Transcendência no cotidiano
Analu Prestes em Emily: o impacto do trabalho artesanal
William Luce traz à tona a trajetória da poetisa americana Emily Dickinson, traçando um panorama de sua vida pessoal – com destaque para o pai, figura repressora e, ao mesmo tempo, alvo de admiração, os elos platônicos travados com poucos homens e o exílio voluntário. Nessa abordagem intimista, Emily se impõe como uma força positiva, algo distante de um quadro depressivo, imersa em ambiente doméstico. Não por acaso, a montagem de Eduardo Wotzik apresenta Emily em espaço bucólico, o quintal da casa em Amhrest (Massachussets).
A natureza não desponta na encenação como mero objeto de contemplação. Através dela, Emily parece atingir certo estado de transcendência.

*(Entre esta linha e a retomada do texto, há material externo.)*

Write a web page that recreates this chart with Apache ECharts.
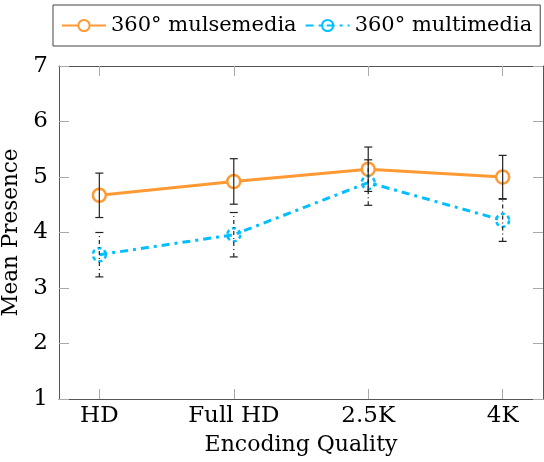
<!DOCTYPE html>
<html><head><meta charset="utf-8">
<script src="https://cdn.jsdelivr.net/npm/echarts@6/dist/echarts.min.js"></script>
<style>html,body{margin:0;padding:0;background:#fff}#c{width:544px;height:462px}</style>
</head><body><div id="c"></div>
<script>
const categories = ['HD', 'Full HD', '2.5K', '4K'];
const mulseMean = [4.67, 4.92, 5.14, 5.00];
const mulseErr = [0.40, 0.41, 0.40, 0.39];
const multiMean = [3.60, 3.96, 4.90, 4.22];
const multiErr = [0.40, 0.40, 0.41, 0.38];
const yTicks = [1, 2, 3, 4, 5, 6, 7];

const FONT = 'DejaVu Serif';
const ORANGE = '#ff9933';
const BLUE = '#00bfff';

function errData(means, errs) {
  return means.map((m, i) => [i, m - errs[i], m + errs[i]]);
}
function errRender(dashed) {
  return function (params, api) {
    const x = api.value(0);
    const lo = api.coord([x, api.value(1)]);
    const hi = api.coord([x, api.value(2)]);
    const style = { stroke: '#222', lineWidth: 1.2, lineDash: dashed ? [4, 3, 1, 3] : null };
    const cap = 4;
    return {
      type: 'group',
      children: [
        { type: 'line', shape: { x1: lo[0], y1: lo[1], x2: hi[0], y2: hi[1] }, style },
        { type: 'line', shape: { x1: lo[0] - cap, y1: lo[1], x2: lo[0] + cap, y2: lo[1] }, style: { stroke: '#222', lineWidth: 1.2 } },
        { type: 'line', shape: { x1: hi[0] - cap, y1: hi[1], x2: hi[0] + cap, y2: hi[1] }, style: { stroke: '#222', lineWidth: 1.2 } }
      ]
    };
  };
}

const chart = echarts.init(document.getElementById('c'));
const tickVals = categories.map((c, i) => i);
const axisLineStyle = { show: true, onZero: false, lineStyle: { color: '#555', width: 1 } };
chart.setOption({
  animation: false,
  textStyle: { fontFamily: FONT, color: '#000' },
  grid: { left: 59, right: 1, top: 66, bottom: 63, containLabel: false, outerBoundsMode: 'none' },
  legend: {
    data: ['360° mulsemedia', '360° multimedia'],
    left: 53, top: 5,
    padding: [10, 8, 10, 8],
    borderColor: '#444', borderWidth: 1,
    itemWidth: 44, itemHeight: 14, itemGap: 8,
    textStyle: { fontFamily: FONT, fontSize: 21, color: '#000' }
  },
  xAxis: [{
    type: 'value', min: -0.3, max: 3.3,
    name: 'Encoding Quality', nameLocation: 'middle', nameGap: 35,
    nameTextStyle: { fontFamily: FONT, fontSize: 22, color: '#000' },
    axisLine: axisLineStyle,
    axisTick: { show: true, inside: true, length: 10, lineStyle: { color: '#aaa' }, customValues: tickVals },
    axisLabel: { fontFamily: FONT, fontSize: 23, color: '#000', margin: 6, customValues: tickVals, formatter: v => categories[Math.round(v)] },
    splitLine: { show: false }
  }, {
    type: 'value', min: -0.3, max: 3.3, position: 'top',
    axisLine: axisLineStyle,
    axisTick: { show: true, inside: true, length: 10, lineStyle: { color: '#aaa' }, customValues: tickVals },
    axisLabel: { show: false },
    splitLine: { show: false }
  }],
  yAxis: [{
    type: 'value', min: 1, max: 7, interval: 1,
    name: 'Mean Presence', nameLocation: 'middle', nameGap: 26,
    nameTextStyle: { fontFamily: FONT, fontSize: 21.5, color: '#000' },
    axisLine: axisLineStyle,
    axisTick: { show: true, inside: true, length: 10, lineStyle: { color: '#aaa' } },
    axisLabel: { fontFamily: FONT, fontSize: 23, color: '#000', margin: 11, formatter: v => yTicks.includes(v) ? String(v) : '' },
    splitLine: { show: false }
  }, {
    type: 'value', min: 1, max: 7, interval: 1, position: 'right',
    axisLine: axisLineStyle,
    axisTick: { show: true, inside: true, length: 10, lineStyle: { color: '#aaa' } },
    axisLabel: { show: false },
    splitLine: { show: false }
  }],
  series: [{
    name: '360° mulsemedia', type: 'line',
    data: mulseMean.map((v, i) => [i, v]),
    symbol: 'circle', symbolSize: 13,
    lineStyle: { color: ORANGE, width: 3 },
    itemStyle: { color: '#fff', borderColor: ORANGE, borderWidth: 2.5 },
    z: 3
  }, {
    name: '360° multimedia', type: 'line',
    data: multiMean.map((v, i) => [i, v]),
    symbol: 'circle', symbolSize: 13,
    lineStyle: { color: BLUE, width: 3, type: [8, 5, 3, 5] },
    itemStyle: { color: 'rgba(255,255,255,0)', borderColor: BLUE, borderWidth: 2.5, borderType: [4, 3] },
    z: 3
  }, {
    name: 'errMulse', type: 'custom',
    data: errData(mulseMean, mulseErr),
    renderItem: errRender(false),
    encode: { x: 0, y: [1, 2] },
    z: 5
  }, {
    name: 'errMulti', type: 'custom',
    data: errData(multiMean, multiErr),
    renderItem: errRender(true),
    encode: { x: 0, y: [1, 2] },
    z: 5
  }]
});
</script></body></html>
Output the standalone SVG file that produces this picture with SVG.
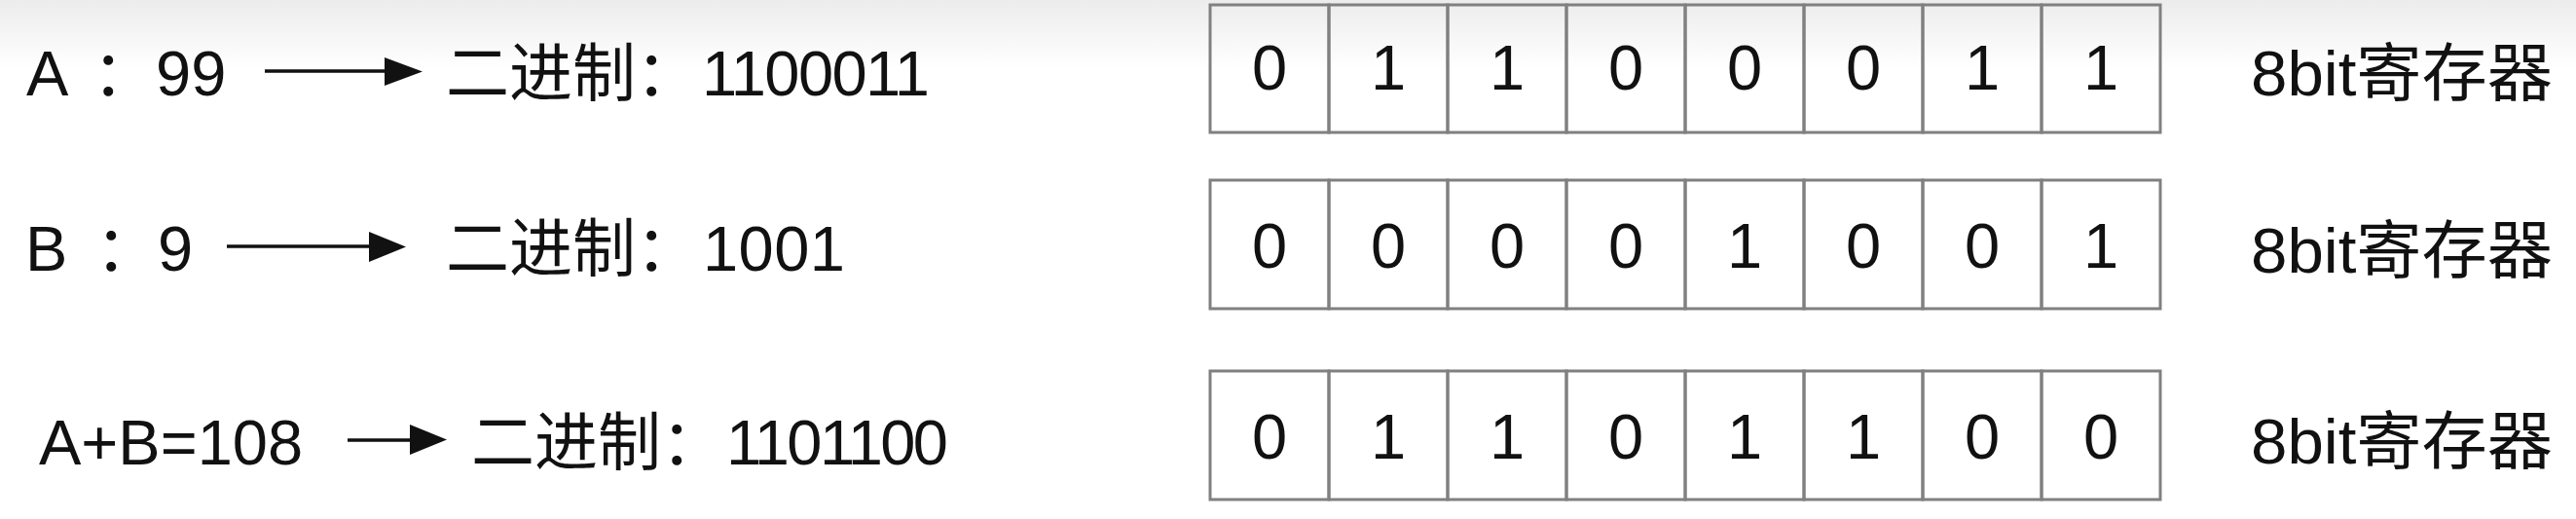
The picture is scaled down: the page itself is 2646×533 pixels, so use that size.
<svg xmlns="http://www.w3.org/2000/svg" width="2646" height="533" viewBox="0 0 2646 533">
<style>
.t{font-family:'Liberation Sans','Noto Sans CJK SC',sans-serif;font-size:65px;fill:#111;}
.d{font-family:'Liberation Sans',sans-serif;font-size:65px;fill:#111;text-anchor:middle;}
.cell{fill:none;stroke:#808080;stroke-width:3;}
.ln{stroke:#111;stroke-width:3.5;fill:none;}
.hd{fill:#111;}
</style>
<defs>
<linearGradient id="bg" x1="0" y1="0" x2="0" y2="1">
<stop offset="0" stop-color="#ececec"/>
<stop offset="1" stop-color="#ffffff"/>
</linearGradient>
</defs>
<rect width="2646" height="533" fill="#ffffff"/>
<rect width="2646" height="70" fill="url(#bg)"/>

<g id="labelA">
<text class="t" x="27" y="98">A<tspan x="95">：</tspan><tspan x="160">99</tspan></text>
</g>
<g id="binA"><text class="t" x="458" y="98">二进制：</text><text class="t" x="721" y="98" textLength="234" lengthAdjust="spacing">1100011</text></g>

<g id="labelB">
<text class="t" x="26" y="278">B<tspan x="98">：</tspan><tspan x="162">9</tspan></text>
</g>
<g id="binB"><text class="t" x="458" y="278">二进制：</text><text class="t" x="722" y="278" textLength="146" lengthAdjust="spacing">1001</text></g>

<g id="labelSum">
<text class="t" x="40" y="477">A+B=108</text>
</g>
<g id="binSum"><text class="t" x="484" y="477">二进制：</text><text class="t" x="746" y="477" textLength="228" lengthAdjust="spacing">1101100</text></g>

<g id="connectors">
<line class="ln" x1="272" y1="73" x2="398" y2="73"/>
<polygon class="hd" points="395,59 434,73.5 395,88"/>
<line class="ln" x1="233" y1="253" x2="382" y2="253"/>
<polygon class="hd" points="379,238 417,253.5 379,269"/>
<line class="ln" x1="357" y1="452" x2="424" y2="452"/>
<polygon class="hd" points="421,436 459,451.5 421,467"/>
</g>

<g id="regA">
<rect class="cell" x="1243" y="5" width="122" height="131"/>
<rect class="cell" x="1365" y="5" width="122" height="131"/>
<rect class="cell" x="1487" y="5" width="122" height="131"/>
<rect class="cell" x="1609" y="5" width="122" height="131"/>
<rect class="cell" x="1731" y="5" width="122" height="131"/>
<rect class="cell" x="1853" y="5" width="122" height="131"/>
<rect class="cell" x="1975" y="5" width="122" height="131"/>
<rect class="cell" x="2097" y="5" width="122" height="131"/>
<text class="d" x="1304" y="92">0</text>
<text class="d" x="1426" y="92">1</text>
<text class="d" x="1548" y="92">1</text>
<text class="d" x="1670" y="92">0</text>
<text class="d" x="1792" y="92">0</text>
<text class="d" x="1914" y="92">0</text>
<text class="d" x="2036" y="92">1</text>
<text class="d" x="2158" y="92">1</text>
<text class="t" x="2312" y="98" textLength="310" lengthAdjust="spacingAndGlyphs">8bit寄存器</text>
</g>

<g id="regB">
<rect class="cell" x="1243" y="185" width="122" height="132"/>
<rect class="cell" x="1365" y="185" width="122" height="132"/>
<rect class="cell" x="1487" y="185" width="122" height="132"/>
<rect class="cell" x="1609" y="185" width="122" height="132"/>
<rect class="cell" x="1731" y="185" width="122" height="132"/>
<rect class="cell" x="1853" y="185" width="122" height="132"/>
<rect class="cell" x="1975" y="185" width="122" height="132"/>
<rect class="cell" x="2097" y="185" width="122" height="132"/>
<text class="d" x="1304" y="275">0</text>
<text class="d" x="1426" y="275">0</text>
<text class="d" x="1548" y="275">0</text>
<text class="d" x="1670" y="275">0</text>
<text class="d" x="1792" y="275">1</text>
<text class="d" x="1914" y="275">0</text>
<text class="d" x="2036" y="275">0</text>
<text class="d" x="2158" y="275">1</text>
<text class="t" x="2312" y="280" textLength="310" lengthAdjust="spacingAndGlyphs">8bit寄存器</text>
</g>

<g id="regSum">
<rect class="cell" x="1243" y="381" width="122" height="132"/>
<rect class="cell" x="1365" y="381" width="122" height="132"/>
<rect class="cell" x="1487" y="381" width="122" height="132"/>
<rect class="cell" x="1609" y="381" width="122" height="132"/>
<rect class="cell" x="1731" y="381" width="122" height="132"/>
<rect class="cell" x="1853" y="381" width="122" height="132"/>
<rect class="cell" x="1975" y="381" width="122" height="132"/>
<rect class="cell" x="2097" y="381" width="122" height="132"/>
<text class="d" x="1304" y="471">0</text>
<text class="d" x="1426" y="471">1</text>
<text class="d" x="1548" y="471">1</text>
<text class="d" x="1670" y="471">0</text>
<text class="d" x="1792" y="471">1</text>
<text class="d" x="1914" y="471">1</text>
<text class="d" x="2036" y="471">0</text>
<text class="d" x="2158" y="471">0</text>
<text class="t" x="2312" y="476" textLength="310" lengthAdjust="spacingAndGlyphs">8bit寄存器</text>
</g>
</svg>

Há um interessante contraste entre o vínculo com os pormenores do cotidiano e a conexão com essa instância superior. O texto, que surge como um relato suave de fatos marcantes da vida de Emily, não biografa a personagem e nem envereda por uma perspectiva subjetiva a partir de mergulho em sua poesia. Este equilíbrio é ferido, em alguma medida, pelo uso da narração empregado para localizar o público em relação à Emily. Se o recurso serve à transmissão de dados que não poderiam ser passados de outra forma (os muitos escritos encontrados após a morte de Emily, quando só finalmente alcançou o reconhecimento devido), em determinados momentos deveria ter sido dispensado e inserido na dramaturgia (a exemplo da informação referente à relativa morbidez da personagem).
A montagem dispõe a plateia em três arquibancadas que envolvem a cena. Analu Prestes procura incluir o espectador através do olhar, assumindo a proximidade, mas sem buscar interação direta. Como Emily, a atriz revela habilidade nas transições emocionais. As criações se somam num todo orgânico, seja pelo entrosamento entre diretor e atriz, seja pela ligação de Analu (que assina a direção de arte) com as artes plásticas. A cenografia realça como elemento principal uma árvore com folhas coloridas, além de um banco e uma superfície que remete a areia. O figurino, um vestido branco rendado, sublinha o caráter artesanal do trabalho, potencializado pelas borboletas azuis espalhadas pelo hall do teatro Poeirinha. A iluminação de Fernanda Mantovani ressalta a integração de Emily com a natureza, até quando fecha o foco em torno da personagem. A trilha sonora de Paulo Francisco Paes pontua a cena com delicadeza. Poetisa interpretada anteriormente pela atriz Beatriz Segall em prestigiada montagem dirigida por Miguel Falabella, na década de 80, Emily ganha nova – e oportuna – visita.